Friday, May 22, 2009

How About Standing For Liberty?

A wonderful article by Shikha Dalmia at Forbes online, discussing how the Republican party should rebuild (or at least refocus) on liberty as a unifying concept:
So what should the Grand Old Party do to resurrect itself enough to mount some semblance of resistance to the advancing Democratic juggernaut? The answer is that it needs intellectual coherence around a powerful idea, and that idea should be liberty. This is a principle that is both strong enough to intellectually moor the party in the way that those who want a "purer" GOP desire--and grand enough to appeal to a broad swath of the population, as those who advocate a more Big Tent approach recommend...

But to truly become the party of liberty, conservatives have to accept liberty not just in name but also in attitude. They can't be the party of liberty if they reject the consequences of liberty. This means they have to internalize the notion that leaving individuals free to incrementally revise existing institutions in response to shifting human needs adds to--not subtracts from--the overall social well-being. To put it in economics terms, liberty produces positive--not negative--externalities.
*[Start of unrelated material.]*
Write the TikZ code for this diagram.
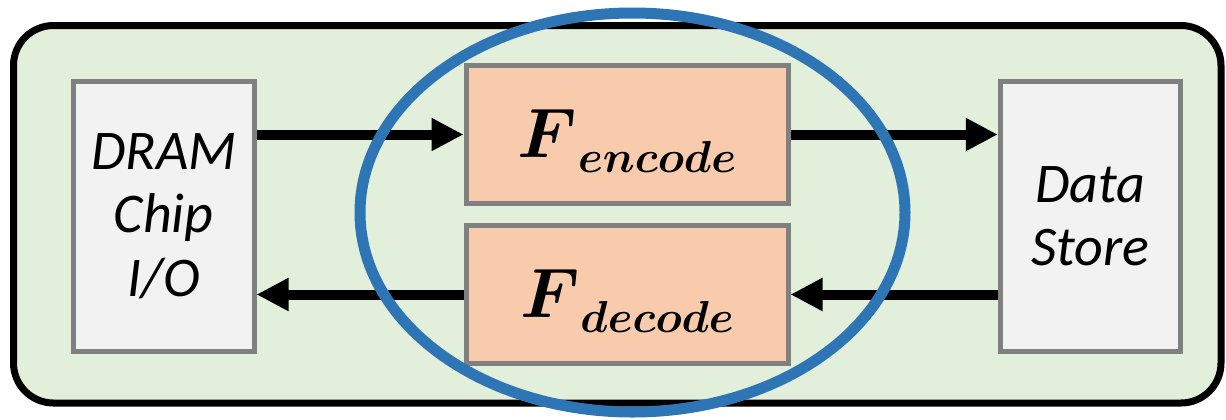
\RequirePackage{fix-cm}
\documentclass[tikz,border=0pt]{standalone}
\usepackage{fontspec}
\setmainfont{Carlito}
\usetikzlibrary{arrows.meta,shapes.geometric}
\definecolor{bggreen}{HTML}{E2EFDA}
\definecolor{boxgray}{HTML}{F2F2F2}
\definecolor{bordergray}{HTML}{808080}
\definecolor{fbox}{HTML}{F8CBAD}
\definecolor{ringblue}{HTML}{2E75B6}
\newcommand{\funclabel}[1]{\raisebox{-11.25pt}[0pt][0pt]{{\fontsize{35}{40}\selectfont$F$}\kern0.5pt\raisebox{-7.5pt}{$\scriptstyle #1$}}}
\begin{document}
\begin{tikzpicture}[x=0.5pt,y=-0.5pt,
  sidebox/.style={draw=bordergray, fill=boxgray, line width=2.5pt,
    minimum width=90.25pt, minimum height=135pt, inner sep=0pt,
    align=center, font=\itshape\fontsize{28}{31.75}\selectfont},
  funcbox/.style={draw=bordergray, fill=fbox, line width=2.5pt,
    minimum width=161pt, minimum height=69pt, inner sep=0pt,
    font=\fontsize{32}{38}\selectfont\boldmath},
  arr/.style={line width=5pt, -{Triangle[length=16pt,width=15.5pt]}}]
\useasboundingbox (0,0) rectangle (1226,419);
\draw[line width=3.5pt, fill=bggreen, rounded corners=20pt] (13.5,25.5) rectangle (1221,403);
\node[sidebox] (dram) at (163.75,216) {DRAM\\Chip\\I/O};
\node[sidebox] (store) at (1090.5,216) {Data\\Store};
\node[funcbox] (enc) at (627,134.5) {\funclabel{encode}};
\node[funcbox] (dec) at (627,294.5) {\funclabel{decode}};
\draw[arr] (dram.east |- enc.west) -- (enc.west);
\draw[arr] (enc.east) -- (store.west |- enc.east);
\draw[arr] (store.west |- dec.east) -- (dec.east);
\draw[arr] (dec.west) -- (dram.east |- dec.west);
\node[ellipse, draw=ringblue, line width=5.5pt, minimum width=272.5pt, minimum height=199.5pt, inner sep=0pt] (ring) at (632.5,212.5) {};
\end{tikzpicture}
\end{document}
It doesn't destroy existing culture, community and country, but rather produces what Hayek called "spontaneous order," which, without bloodshed, allows the old and decrepit ways to be replaced by new and better ones. In short, they have to unabashedly welcome progress and finally purge the ghost of William F. Buckley, who keeps telling them to "stand athwart history and cry stop."
What a concept! The party of Lincoln and Reagan once again standing for the single most powerful unifying idea in American history, LIBERTY, and throwing off some of the burdens associated with late 20th Century conservatism: religion, culture warfare, and exclusion.

I'm reminded of this quote from a conservative's Conservative, Barry Goldwater:
"I have little interest in streamlining government or in making it more efficient, for I mean to reduce its size. I do not undertake to promote welfare, for I propose to extend freedom. My aim is not to pass laws, but to repeal them. It is not to inaugurate new programs, but to cancel old ones that do violence to the Constitution or that have failed their purpose, or that impose on the people an unwarranted financial burden. I will not attempt to discover whether legislation is "needed" before I have first determined whether it is constitutionally permissible. And if I should later be attacked for neglecting my constituents "interests, " I shall reply that I was informed that their main interest is liberty and that in that cause I am doing the very best I can."